Les cellules duveteuses des feuilles du pinot meunier sont différentes de celles du reste de la plante. D'autres pinots sont également composites, possédant deux patrimoines génétiques distincts.
En matière de génétique, on imagine volontiers que les choses sont régies par cette règle simple : à chaque individu, son patrimoine. Il ne le partage avec personne d'autre. Il en possède un, et un seul. Il en est ainsi au sein du règne animal auquel nous appartenons. Chez les végétaux, les choses sont moins tranchées. Certaines plantes sont comme la Chimère de la mythologie grecque : composites. Nos lointains ancêtres croyaient en l'existence de ce monstre à la tête de lion, au corps de chèvre et à la queue de dragon. Ils racontaient qu'il avait terrorisé les hommes avant d'être terrassé par un demi-dieu. Les généticiens ont repris ce terme pour qualifier les plantes, totalement pacifiques, qui possèdent deux patrimoines génétiques différents. Ils citent en exemple le ficus bicolore qui agrémente bien des salons. Les zones blanches de ses feuilles sont constituées de cellules dépourvues du gène de la synthèse de la chlorophylle. Malgré cela, elles coexistent avec les cellules vertes et chlorophylliennes. Toutes deux constituent une plante parfaitement viable.
Les généticiens soupçonnent depuis longtemps l'existence de vignes chimériques. En avril, des chercheurs australiens et italiens en ont apporté la preuve. Ils ont démontré que les cellules de la surface (de l'épiderme) des feuilles du pinot meunier sont différentes des autres.
Pour établir ce fait, ils les ont prélevées séparément des cellules qui constituent le corps de la feuille. Ils les ont cultivées en laboratoire, puis régénérées afin qu'elles redonnent une plante entière. A aucun moment, ils n'ont réalisé de manipulation génétique. Ils ont découvert une sorte de monstre et l'ont décrit dans un article paru dans la revue anglaise Nature.
Les plants nés des cellules duveteuses de la surface des feuilles sont duveteux, comme le pinot meunier lui-même. Mais ils sont également nains et d'une productivité débordante. Leurs entre-noeuds sont très courts. Ils portent des grappes tout au long du sarment, et non pas seulement sur les deux ou trois premiers noeuds. Les grappes et les vrilles proviennent du même organe primordial.

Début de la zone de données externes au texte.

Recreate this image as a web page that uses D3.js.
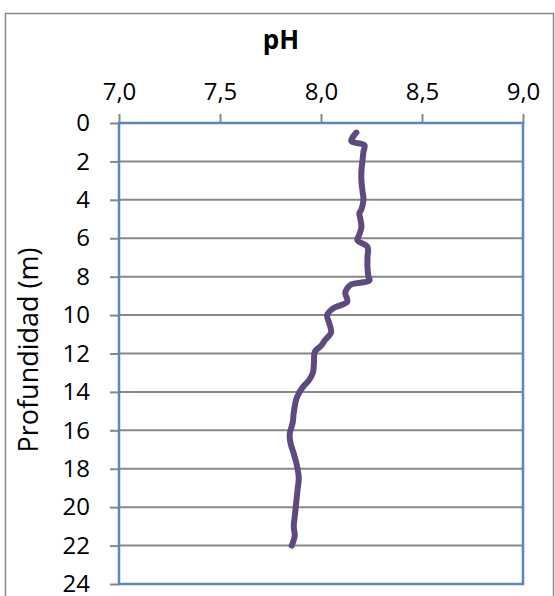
<!DOCTYPE html>
<html>
<head>
<meta charset="utf-8">
<script src="https://cdn.jsdelivr.net/npm/d3@7"></script>
<style>
    body { margin: 0; background: #fff; }
    svg text { font-family: "Open Sans", "Liberation Sans", sans-serif; fill: #000; }
</style>
</head>
<body>
<svg id="chart" width="555" height="596"></svg>
<script>
// depth profile of pH
const depths = [0.5, 0.95, 1.15, 1.5, 2.0, 2.5, 3.0, 3.5, 4.0, 4.5, 4.7, 5.0, 5.4, 5.8, 6.1,
    6.45, 7.0, 7.5, 8.0, 8.2, 8.4, 8.6, 8.85, 9.3, 9.65, 10.0, 10.4, 10.9, 11.3, 11.6, 11.9,
    12.5, 13.0, 13.4, 13.75, 14.3, 15.1, 15.6, 16.2, 16.7, 17.2, 17.8, 18.5, 19.0, 19.5, 20.0,
    20.5, 21.0, 21.5, 22.0];
const phValues = [8.175, 8.15, 8.215, 8.21, 8.205, 8.20, 8.20, 8.205, 8.21, 8.20, 8.19, 8.195, 8.20, 8.19, 8.18,
    8.23, 8.23, 8.23, 8.235, 8.24, 8.15, 8.13, 8.12, 8.13, 8.06, 8.03, 8.04, 8.05, 8.02, 8.0, 7.97,
    7.965, 7.96, 7.94, 7.91, 7.88, 7.865, 7.86, 7.845, 7.85, 7.865, 7.88, 7.89, 7.885, 7.88, 7.875,
    7.87, 7.865, 7.87, 7.855];
const xTicks = [7.0, 7.5, 8.0, 8.5, 9.0];
const yTicks = d3.range(0, 25, 2);

const svg = d3.select("#chart");
const plot = { left: 119, top: 123, right: 523, bottom: 584 };

// outer chart frame
svg.append("rect")
    .attr("x", 5.5).attr("y", 13.5)
    .attr("width", 548).attr("height", 600)
    .attr("fill", "none").attr("stroke", "#888").attr("stroke-width", 1.5);

const x = d3.scaleLinear().domain([7, 9]).range([plot.left, plot.right]);
const y = d3.scaleLinear().domain([0, 24]).range([plot.top, plot.bottom]);

// horizontal gridlines
svg.append("g")
    .selectAll("line")
    .data(yTicks.filter(d => d > 0 && d < 24))
    .join("line")
    .attr("x1", plot.left).attr("x2", plot.right)
    .attr("y1", d => y(d)).attr("y2", d => y(d))
    .attr("stroke", "#888").attr("stroke-width", 2);

// axes (top and left)
const fmt = d => d3.format(".1f")(d).replace(".", ",");
const xAxis = svg.append("g")
    .attr("transform", `translate(0,${plot.top})`)
    .call(d3.axisTop(x).tickValues(xTicks).tickFormat(fmt).tickSize(9).tickPadding(14));
const yAxis = svg.append("g")
    .attr("transform", `translate(${plot.left},0)`)
    .call(d3.axisLeft(y).tickValues(yTicks).tickSize(9).tickPadding(20));

[xAxis, yAxis].forEach(g => {
    g.select(".domain").remove();
    g.selectAll(".tick line").attr("stroke", "#888").attr("stroke-width", 2);
    g.selectAll(".tick text").attr("font-size", 24);
});

// plot area border
svg.append("rect")
    .attr("x", plot.left).attr("y", plot.top)
    .attr("width", plot.right - plot.left).attr("height", plot.bottom - plot.top)
    .attr("fill", "none").attr("stroke", "#5b86c0").attr("stroke-width", 2.5);

// the profile line
const pts = depths.map((d, i) => [phValues[i], d]);
svg.append("path")
    .datum(pts)
    .attr("fill", "none")
    .attr("stroke", "#5e4a7e")
    .attr("stroke-width", 6)
    .attr("stroke-linejoin", "round")
    .attr("stroke-linecap", "round")
    .attr("d", d3.line().x(d => x(d[0])).y(d => y(d[1])).curve(d3.curveCatmullRom));

// titles
svg.append("text")
    .attr("x", 281).attr("y", 49)
    .attr("text-anchor", "middle")
    .attr("font-size", 26).attr("font-weight", "bold")
    .text("pH");

svg.append("text")
    .attr("transform", "translate(38,350) rotate(-90)")
    .attr("text-anchor", "middle")
    .attr("font-size", 27)
    .text("Profundidad (m)");
</script>
</body>
</html>
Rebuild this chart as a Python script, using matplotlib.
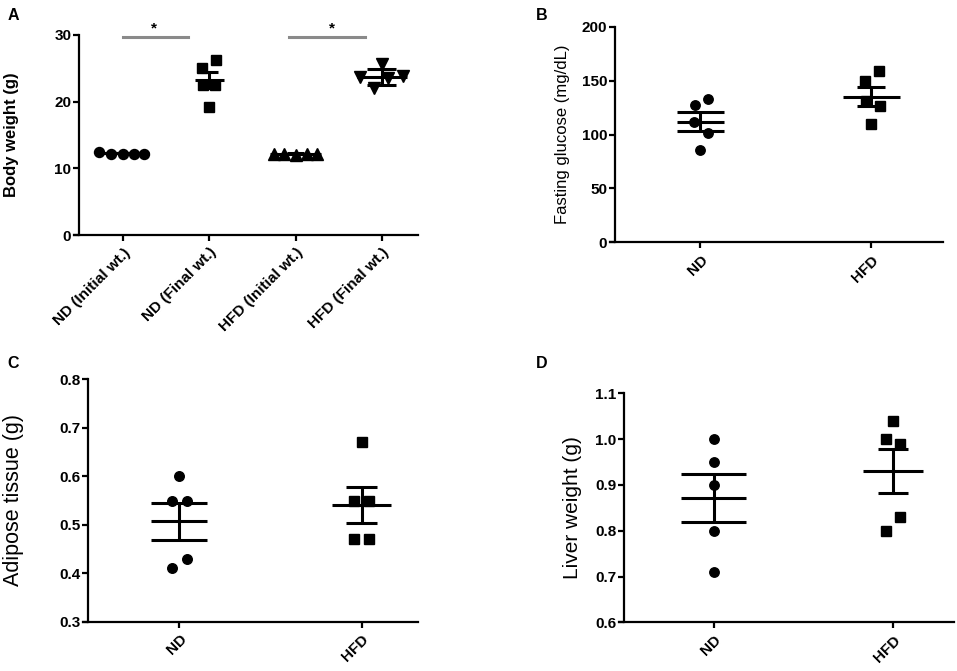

Lors de sa naissance dans l'intimité des bourgeons, il n'est pas différencié. Il devient une grappe ou une vrille selon les circonstances. Son sort est déterminé par la gibbérelline, une hormone commune à une multitude de plantes. Les vignes issues des cellules duveteuses du pinot meunier y sont insensibles. Chez elles, la protéine qui réagit avec la gibbérelline, pour provoquer la formation de vrilles et l'élongation des tiges, n'est pas fonctionnelle. Cela résulte de la mutation d'un seul gène, survenue naturellement il y a bien longtemps. A l'Inra de Colmar, Frédérique Pelsy suit avec attention les recherches de ses confrères. Elle travaille sur les mêmes sujets qu'eux. Ces derniers avaient étudié quatre meuniers. Elle a analysé 15 clones de ce cépage. ' Tous présentent un caractère chimérique ', affirme-t-elle. La nature profonde et fondamentale du meunier est donc double. Elle n'apparaît pas au champ, car les deux patrimoines forment un organisme cohérent. Il a fallu en passer par les techniques de la biologie moderne pour le découvrir.
' Les deux clones cultivés de pinot gris sont aussi des chimères. ' Le gène responsable de la coloration violacée des baies n'existe que dans les cellules de la peau des feuilles ou des baies. Les cellules internes et des organes sexuels portent et transmettent le gène de la couleur blanche du pinot blanc. Au total, l'Inra de Colmar a étudié 145 clones de pinots, toutes couleurs confondues. Le tiers d'entre eux possède deux patrimoines génétiques, le premier localisé dans les cellules de l'épiderme, le second dans toutes les autres cellules. Quelques clones de la syrah sont de la même veine. La nature s'autorise beaucoup plus de fantaisies et de libertés que n'en tolèrent les esprits inquiets ou bien-pensants, qui voient dans les manipulations génétiques un sacrilège.